Depending on the protocol and application there might be even more or other layers that need concurrency and synchronization.
But the general approaches that you mention do still apply here: You can either use a thread for each concurrent entity and using blocking operations. Or you can multiplex multiple concurrent entities on a single thread with async operations and callbacks. Coroutines are a mix which provide an API like the first approach with an implementation that looks more like the second approach.
> You have a fixed-size thread pool of size N, and once you hit that limit, you can't serve anymore requests.
If your application acts as a stateless proxy between client machines and your persistence layer, can't you just spin up another instance and load balance them at any time? It's not the most efficient solution at scale, but lots of people use this strategy.

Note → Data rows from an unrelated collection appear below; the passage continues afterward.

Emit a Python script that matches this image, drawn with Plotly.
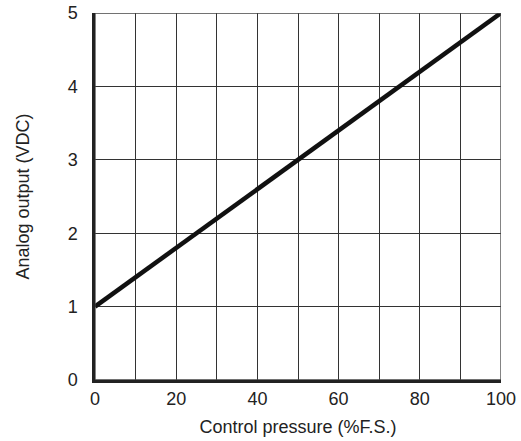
import plotly.graph_objects as go

pressure = [0, 100]
output_v = [1, 5]
x_ticks = [0, 10, 20, 30, 40, 50, 60, 70, 80, 90, 100]
x_labels = ["0", "", "20", "", "40", "", "60", "", "80", "", "100"]
y_ticks = [0, 1, 2, 3, 4, 5]
y_labels = ["0", "1", "2", "3", "4", "5"]

fig = go.Figure()
fig.add_trace(go.Scatter(x=pressure, y=output_v, mode="lines",
                         line=dict(color="#111111", width=4.5), showlegend=False,
                         cliponaxis=False))

font = dict(family="Liberation Sans, Arial, sans-serif", size=18, color="#222222")
fig.update_layout(
    width=521, height=441,
    margin=dict(l=95, r=20, t=13, b=61, autoexpand=False),
    paper_bgcolor="white", plot_bgcolor="white",
    font=font,
    xaxis=dict(range=[0, 100], tickvals=x_ticks, ticktext=x_labels,
               showgrid=True, gridcolor="#333333", gridwidth=1.3,
               showline=True, linecolor="#222222", linewidth=2.5, mirror=False,
               ticks="", ticklabelstandoff=1, zeroline=False, automargin=False,
               title=dict(text="Control pressure (%F.S.)", font=font, standoff=13)),
    yaxis=dict(range=[0, 5], tickvals=y_ticks, ticktext=y_labels,
               showgrid=True, gridcolor="#333333", gridwidth=1.3,
               showline=True, linecolor="#222222", linewidth=2.5,
               ticks="", ticklabelstandoff=11, zeroline=False, automargin=False,
               title=dict(text="Analog output (VDC)", font=font, standoff=34)),
    shapes=[dict(type="rect", xref="x", yref="y", x0=0, x1=100, y0=0, y1=5,
                 line=dict(color="#444444", width=1.3), layer="above")],
)
fig.write_html("out.html")
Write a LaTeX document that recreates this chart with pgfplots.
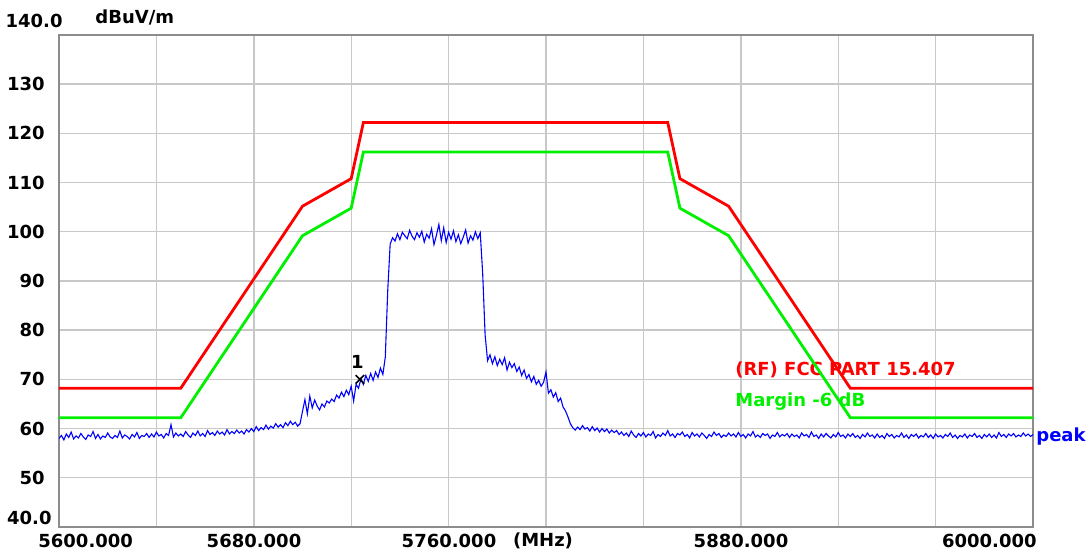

1. Thread-per-request. This is a simple model. You have a fixed-size thread pool of size N, and once you hit that limit, you can't serve anymore requests. Thread-per-request has several sources of overhead, which is why people recommend against it: thread limits, per-thread stack memory usage, and context switching.
2. Coroutine style handling with cooperative scheduling at synchronization points (locks, I/O). This is how Go handles requests.
3. Asynchronous request handling. You still have a fixed-size thread pool handling requests, but you no longer limit the number of simultaneous requests with the size of that thread pool. There are several different styles of async request handling: callbacks, async/await, and futures.
#2 and #3 are more common these days because they don't suffer from the many drawbacks of the thread-per-request model, although both suffer from some understandability issues.